PROBLEM TO WORK ON —
Output the full listing below exactly as it reads, and skip anything that is a picture.

━━━ RAW DATA

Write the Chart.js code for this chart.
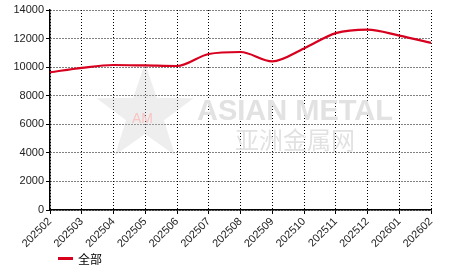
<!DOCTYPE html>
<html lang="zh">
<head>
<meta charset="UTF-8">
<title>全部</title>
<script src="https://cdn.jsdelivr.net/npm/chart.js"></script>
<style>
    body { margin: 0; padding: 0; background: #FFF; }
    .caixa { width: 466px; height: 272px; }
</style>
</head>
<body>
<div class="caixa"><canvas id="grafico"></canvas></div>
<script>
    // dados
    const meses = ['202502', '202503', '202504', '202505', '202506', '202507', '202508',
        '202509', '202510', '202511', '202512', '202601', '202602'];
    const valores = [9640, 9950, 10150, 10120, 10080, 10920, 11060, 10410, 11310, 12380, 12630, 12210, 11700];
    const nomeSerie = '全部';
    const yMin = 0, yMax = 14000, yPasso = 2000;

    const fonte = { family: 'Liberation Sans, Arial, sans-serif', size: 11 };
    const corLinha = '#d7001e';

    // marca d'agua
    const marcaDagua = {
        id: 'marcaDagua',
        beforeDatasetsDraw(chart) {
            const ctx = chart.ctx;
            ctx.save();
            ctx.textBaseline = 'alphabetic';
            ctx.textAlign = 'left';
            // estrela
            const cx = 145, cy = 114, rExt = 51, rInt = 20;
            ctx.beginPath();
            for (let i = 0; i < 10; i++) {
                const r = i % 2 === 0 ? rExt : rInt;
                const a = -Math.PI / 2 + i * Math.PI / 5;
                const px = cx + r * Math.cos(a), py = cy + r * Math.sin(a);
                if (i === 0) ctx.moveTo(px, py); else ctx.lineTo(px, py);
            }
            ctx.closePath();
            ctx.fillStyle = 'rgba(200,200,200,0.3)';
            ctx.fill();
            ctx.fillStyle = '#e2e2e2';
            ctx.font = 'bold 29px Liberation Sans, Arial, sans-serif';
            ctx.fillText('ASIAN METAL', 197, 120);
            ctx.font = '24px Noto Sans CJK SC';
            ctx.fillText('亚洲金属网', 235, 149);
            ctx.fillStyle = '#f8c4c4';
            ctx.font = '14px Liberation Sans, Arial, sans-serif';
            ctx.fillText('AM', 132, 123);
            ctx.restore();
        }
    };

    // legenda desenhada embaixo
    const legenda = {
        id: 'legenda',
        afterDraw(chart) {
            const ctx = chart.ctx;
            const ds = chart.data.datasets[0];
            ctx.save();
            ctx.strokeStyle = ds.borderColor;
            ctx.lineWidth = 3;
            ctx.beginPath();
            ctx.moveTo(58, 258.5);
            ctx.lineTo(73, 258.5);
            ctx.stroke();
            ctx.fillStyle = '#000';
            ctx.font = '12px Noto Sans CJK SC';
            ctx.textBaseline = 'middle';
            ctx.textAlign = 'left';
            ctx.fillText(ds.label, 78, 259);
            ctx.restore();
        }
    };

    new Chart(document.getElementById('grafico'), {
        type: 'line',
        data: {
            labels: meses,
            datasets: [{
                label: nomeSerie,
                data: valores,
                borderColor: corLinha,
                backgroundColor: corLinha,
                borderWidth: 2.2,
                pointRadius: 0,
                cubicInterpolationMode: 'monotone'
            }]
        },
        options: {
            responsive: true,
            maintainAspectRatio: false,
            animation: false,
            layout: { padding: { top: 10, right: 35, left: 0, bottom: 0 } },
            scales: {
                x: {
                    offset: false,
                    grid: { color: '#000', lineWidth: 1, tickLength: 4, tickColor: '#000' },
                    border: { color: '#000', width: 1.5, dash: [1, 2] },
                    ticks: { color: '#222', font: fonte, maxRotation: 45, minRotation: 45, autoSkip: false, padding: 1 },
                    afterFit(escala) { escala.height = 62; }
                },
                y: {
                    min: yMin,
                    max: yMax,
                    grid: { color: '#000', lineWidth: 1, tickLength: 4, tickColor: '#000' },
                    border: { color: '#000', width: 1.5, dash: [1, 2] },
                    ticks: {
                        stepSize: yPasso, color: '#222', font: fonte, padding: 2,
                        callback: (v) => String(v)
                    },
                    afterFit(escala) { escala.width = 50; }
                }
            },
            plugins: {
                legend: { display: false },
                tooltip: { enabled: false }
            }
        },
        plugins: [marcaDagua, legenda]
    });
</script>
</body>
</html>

━━━━━━

SOLUTION TO THE PROBLEM —
Write the Chart.js code for this chart.
<!DOCTYPE html>
<html lang="zh">
<head>
<meta charset="UTF-8">
<title>全部</title>
<script src="https://cdn.jsdelivr.net/npm/chart.js"></script>
<style>
    body { margin: 0; padding: 0; background: #FFF; }
    .caixa { width: 466px; height: 272px; }
</style>
</head>
<body>
<div class="caixa"><canvas id="grafico"></canvas></div>
<script>
    // dados
    const meses = ['202502', '202503', '202504', '202505', '202506', '202507', '202508',
        '202509', '202510', '202511', '202512', '202601', '202602'];
    const valores = [9640, 9950, 10150, 10120, 10080, 10920, 11060, 10410, 11310, 12380, 12630, 12210, 11700];
    const nomeSerie = '全部';
    const yMin = 0, yMax = 14000, yPasso = 2000;

    const fonte = { family: 'Liberation Sans, Arial, sans-serif', size: 11 };
    const corLinha = '#d7001e';

    // marca d'agua
    const marcaDagua = {
        id: 'marcaDagua',
        beforeDatasetsDraw(chart) {
            const ctx = chart.ctx;
            ctx.save();
            ctx.textBaseline = 'alphabetic';
            ctx.textAlign = 'left';
            // estrela
            const cx = 145, cy = 114, rExt = 51, rInt = 20;
            ctx.beginPath();
            for (let i = 0; i < 10; i++) {
                const r = i % 2 === 0 ? rExt : rInt;
                const a = -Math.PI / 2 + i * Math.PI / 5;
                const px = cx + r * Math.cos(a), py = cy + r * Math.sin(a);
                if (i === 0) ctx.moveTo(px, py); else ctx.lineTo(px, py);
            }
            ctx.closePath();
            ctx.fillStyle = 'rgba(200,200,200,0.3)';
            ctx.fill();
            ctx.fillStyle = '#e2e2e2';
            ctx.font = 'bold 29px Liberation Sans, Arial, sans-serif';
            ctx.fillText('ASIAN METAL', 197, 120);
            ctx.font = '24px Noto Sans CJK SC';
            ctx.fillText('亚洲金属网', 235, 149);
            ctx.fillStyle = '#f8c4c4';
            ctx.font = '14px Liberation Sans, Arial, sans-serif';
            ctx.fillText('AM', 132, 123);
            ctx.restore();
        }
    };

    // legenda desenhada embaixo
    const legenda = {
        id: 'legenda',
        afterDraw(chart) {
            const ctx = chart.ctx;
            const ds = chart.data.datasets[0];
            ctx.save();
            ctx.strokeStyle = ds.borderColor;
            ctx.lineWidth = 3;
            ctx.beginPath();
            ctx.moveTo(58, 258.5);
            ctx.lineTo(73, 258.5);
            ctx.stroke();
            ctx.fillStyle = '#000';
            ctx.font = '12px Noto Sans CJK SC';
            ctx.textBaseline = 'middle';
            ctx.textAlign = 'left';
            ctx.fillText(ds.label, 78, 259);
            ctx.restore();
        }
    };

    new Chart(document.getElementById('grafico'), {
        type: 'line',
        data: {
            labels: meses,
            datasets: [{
                label: nomeSerie,
                data: valores,
                borderColor: corLinha,
                backgroundColor: corLinha,
                borderWidth: 2.2,
                pointRadius: 0,
                cubicInterpolationMode: 'monotone'
            }]
        },
        options: {
            responsive: true,
            maintainAspectRatio: false,
            animation: false,
            layout: { padding: { top: 10, right: 35, left: 0, bottom: 0 } },
            scales: {
                x: {
                    offset: false,
                    grid: { color: '#000', lineWidth: 1, tickLength: 4, tickColor: '#000' },
                    border: { color: '#000', width: 1.5, dash: [1, 2] },
                    ticks: { color: '#222', font: fonte, maxRotation: 45, minRotation: 45, autoSkip: false, padding: 1 },
                    afterFit(escala) { escala.height = 62; }
                },
                y: {
                    min: yMin,
                    max: yMax,
                    grid: { color: '#000', lineWidth: 1, tickLength: 4, tickColor: '#000' },
                    border: { color: '#000', width: 1.5, dash: [1, 2] },
                    ticks: {
                        stepSize: yPasso, color: '#222', font: fonte, padding: 2,
                        callback: (v) => String(v)
                    },
                    afterFit(escala) { escala.width = 50; }
                }
            },
            plugins: {
                legend: { display: false },
                tooltip: { enabled: false }
            }
        },
        plugins: [marcaDagua, legenda]
    });
</script>
</body>
</html>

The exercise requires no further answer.